Selected Solutions for the Sample Final Exam



Solutions for problems 2 and 4 can be obtained by using the computer systems.


Problem 3.

A Haskell solution just appends the appropriate fill items before and after xs.

center xs n f

            | n< length xs              = error "insufficient size"

            | otherwise                  = replicate half f ++ xs ++ replicate (n–length xs–half) f

                                                            where  -- n–length xs is fill count

                                                            half = quot (n–length xs) 2


A Prolog solution is similar, but not as concise; it fails rather than giving an error when there is insufficient space.

center(Xs,N,F,Result) :-

length(Xs,M), M=<N,

N1 is (N-M)//2, N2 is N-N1,

rep(N1,F,L), rep(N2,F,R),

append(L,Xs,Ys), append(Ys,R,Result).


rep(0, F,[ ]).

rep(N,F,[F|Xs]):- N>0, N1 is N-1, rep(N1,F,Xs),



Problem 5.

(a) Recursive solution checks each item to see if it is repeated using 'member'. If so, retain in answer, delete other occurrences, and continue; if not, just continue with next item.

repeats([ ],[ ]).                    % stopping case

repeats([X|Xs], [X|Ys]) :- member(X,Xs), delete(X,Xs,Zs), repeats(Zs,Ys).

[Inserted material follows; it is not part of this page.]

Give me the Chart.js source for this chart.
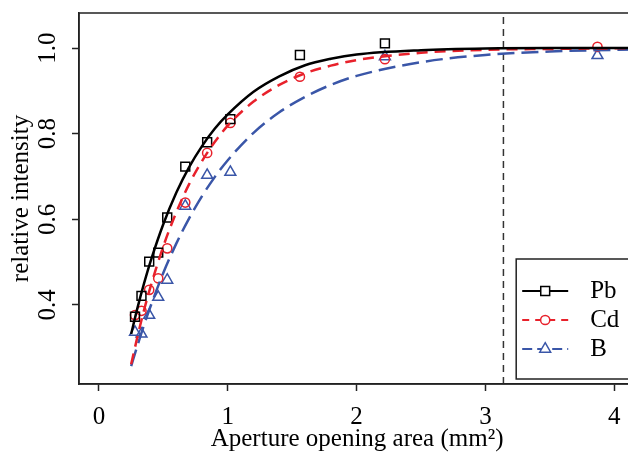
<!DOCTYPE html>
<html>
<head>
<meta charset="utf-8">
<script src="https://cdn.jsdelivr.net/npm/chart.js@4.4.1/dist/chart.umd.min.js"></script>
<style>
    html, body { margin: 0; padding: 0; background: #fff; overflow: hidden; }
    #frame { width: 628px; height: 452px; overflow: hidden; position: relative; }
    #chart { position: absolute; left: 0; top: 0; }
</style>
</head>
<body>
<!-- the original figure is cropped on the right, so the canvas runs past the frame -->
<div id="frame"><canvas id="chart" width="643" height="452"></canvas></div>
<script>
// measured points (aperture opening area in mm^2)
const apertureArea = [0.28, 0.33, 0.39, 0.46, 0.53, 0.67, 0.84, 1.02, 1.56, 2.22, 3.87];
const pbIntensity = [0.372, 0.421, 0.501, 0.522, 0.604, 0.723, 0.780, 0.834, 0.984, 1.011, null];
const cdIntensity = [0.376, 0.386, 0.435, 0.462, 0.532, 0.639, 0.755, 0.825, 0.933, 0.974, 1.003];
const bIntensity = [0.336, 0.332, 0.376, 0.418, 0.458, 0.631, 0.703, 0.710, null, 0.980, 0.983];

// fitted curves
const fitArea = [0.25, 0.3, 0.35, 0.4, 0.5, 0.6, 0.7, 0.8, 0.9, 1.0, 1.2, 1.4, 1.6, 1.8, 2.0, 2.5, 3.0, 3.5, 4.2];
const pbFit = [0.332, 0.394, 0.450, 0.501, 0.589, 0.662, 0.722, 0.771, 0.812, 0.845, 0.898, 0.934, 0.960, 0.975, 0.985, 0.995, 0.999, 1.0, 1.0];
const cdFit = [0.261, 0.327, 0.388, 0.442, 0.537, 0.616, 0.682, 0.736, 0.781, 0.819, 0.875, 0.914, 0.941, 0.959, 0.972, 0.989, 0.996, 0.998, 1.0];
const bFit = [0.257, 0.306, 0.353, 0.396, 0.475, 0.543, 0.602, 0.654, 0.699, 0.738, 0.802, 0.850, 0.886, 0.914, 0.935, 0.967, 0.984, 0.992, 0.997];

const cutoffArea = 3.14;
const xTicks = [0, 1, 2, 3, 4];
const yTicks = [0.4, 0.6, 0.8, 1.0];
const xRange = [-0.155, 4.163];
const yRange = [0.215, 1.082];

const black = '#000000';
const red = '#e8212b';
const blue = '#3a56a8';
const serif = "'Liberation Serif', 'Times New Roman', serif";

Chart.defaults.font.family = serif;
Chart.defaults.font.size = 25;
Chart.defaults.color = '#000';

function pairs(xs, ys) {
    return xs.map((x, i) => ({ x, y: ys[i] })).filter(p => p.y !== null);
}

function curve(ys, color, dash) {
    return {
        data: pairs(fitArea, ys),
        showLine: true,
        borderColor: color,
        borderWidth: 2.5,
        borderDash: dash,
        pointRadius: 0,
        cubicInterpolationMode: 'monotone',
    };
}

function marks(ys, color, style, radius) {
    return {
        data: pairs(apertureArea, ys),
        showLine: false,
        pointStyle: style,
        pointRadius: radius,
        pointBorderColor: color,
        pointBackgroundColor: 'rgba(0,0,0,0)',
        pointBorderWidth: 1.5,
    };
}

// keep the plot box fixed, no extra room for edge labels
function noPadding(s) {
    s.paddingLeft = 0;
    s.paddingRight = 0;
    s.paddingTop = 0;
    s.paddingBottom = 0;
}

const legendItems = [
    { label: 'Pb', color: black, dash: [], style: 'rect', radius: 6.3 },
    { label: 'Cd', color: red, dash: [7, 6], style: 'circle', radius: 4.6 },
    { label: 'B', color: blue, dash: [10, 5], style: 'triangle', radius: 6.3 },
];

const frame = {
    id: 'frame',
    afterDatasetsDraw(chart) {
        const { ctx, chartArea: a } = chart;
        ctx.save();
        ctx.strokeStyle = '#222';
        ctx.lineWidth = 1.5;
        ctx.strokeRect(a.left, a.top, a.right - a.left, a.bottom - a.top);

        // legend box in the lower right corner
        const bx = a.right - 119;
        const by = a.bottom - 125;
        ctx.fillStyle = '#fff';
        ctx.fillRect(bx, by, 200, 120);
        ctx.strokeRect(bx, by, 200, 120);

        legendItems.forEach((item, i) => {
            const y = by + 32 + i * 29;
            ctx.strokeStyle = item.color;
            ctx.lineWidth = 2;
            ctx.setLineDash(item.dash);
            ctx.beginPath();
            ctx.moveTo(bx + 6, y);
            ctx.lineTo(bx + 52, y);
            ctx.stroke();
            ctx.setLineDash([]);
            ctx.lineWidth = 1.5;
            ctx.fillStyle = '#fff';
            Chart.helpers.drawPoint(ctx, {
                pointStyle: item.style,
                radius: item.radius,
                borderWidth: 1.5,
                rotation: 0,
            }, bx + 29, y);
            ctx.fillStyle = '#000';
            ctx.font = '25px ' + serif;
            ctx.textAlign = 'left';
            ctx.textBaseline = 'middle';
            ctx.fillText(item.label, bx + 74, y);
        });
        ctx.restore();
    },
};

new Chart(document.getElementById('chart'), {
    type: 'scatter',
    data: {
        datasets: [
            curve(pbFit, black, []),
            curve(cdFit, red, [11, 7]),
            curve(bFit, blue, [17, 7]),
            marks(pbIntensity, black, 'rect', 6.3),
            marks(cdIntensity, red, 'circle', 4.6),
            marks(bIntensity, blue, 'triangle', 6.3),
            {
                data: [{ x: cutoffArea, y: yRange[0] }, { x: cutoffArea, y: yRange[1] }],
                showLine: true,
                borderColor: '#333',
                borderWidth: 1.5,
                borderDash: [7, 5],
                pointRadius: 0,
            },
        ],
    },
    options: {
        responsive: false,
        animation: false,
        events: [],
        devicePixelRatio: 1,
        layout: { padding: { top: 13, right: 1, bottom: 0, left: 0 } },
        plugins: { legend: { display: false }, tooltip: { enabled: false } },
        scales: {
            x: {
                type: 'linear',
                min: xRange[0],
                max: xRange[1],
                afterBuildTicks: s => { s.ticks = xTicks.map(v => ({ value: v })); },
                afterFit: s => { s.height = 68; noPadding(s); },
                ticks: { padding: 11, maxRotation: 0 },
                grid: { drawOnChartArea: false, drawTicks: true, tickLength: 7, tickWidth: 1.5, tickColor: '#222' },
                border: { color: '#222', width: 1.5 },
                title: {
                    display: true,
                    text: 'Aperture opening area (mm²)',
                    font: { size: 25, lineHeight: 1 },
                    padding: { top: 0, bottom: 0 },
                },
            },
            y: {
                type: 'linear',
                min: yRange[0],
                max: yRange[1],
                afterBuildTicks: s => { s.ticks = yTicks.map(v => ({ value: v })); },
                afterFit: s => { s.width = 79; noPadding(s); },
                ticks: {
                    padding: 8,
                    minRotation: 90,
                    maxRotation: 90,
                    crossAlign: 'center',
                    callback: v => v.toFixed(1),
                },
                grid: { drawOnChartArea: false, drawTicks: true, tickLength: 7, tickWidth: 1.5, tickColor: '#222' },
                border: { color: '#222', width: 1.5 },
                title: {
                    display: true,
                    text: 'relative intensity',
                    font: { size: 25, lineHeight: 1 },
                    padding: { top: 9, bottom: 0 },
                },
            },
        },
    },
    plugins: [frame],
});
</script>
</body>
</html>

repeats([X|Xs], Ys) :- \+member(X,Xs), repeats(Xs,Ys).


An alternative iterative solution using Prolog's 'findall' is

repeats(Xs,Ys) :- findall(X,

                                            (append(As,[X|Bs],Xs),  % for each X in Xs

                                            \+member(X,As),             % select first, reject others

                                            member(X,Bs)),              % and check repetition



delete(X,[ ],[ ]).

delete(x,[X|Xs],Ys) :- delete(X,Xs,Ys).

delete(X.[Y|Xs],[Y|Ys]) :- X\==Y, delete(X,Xs,Ys).


(b) both versions give only the one solution A=a, Bs=[a].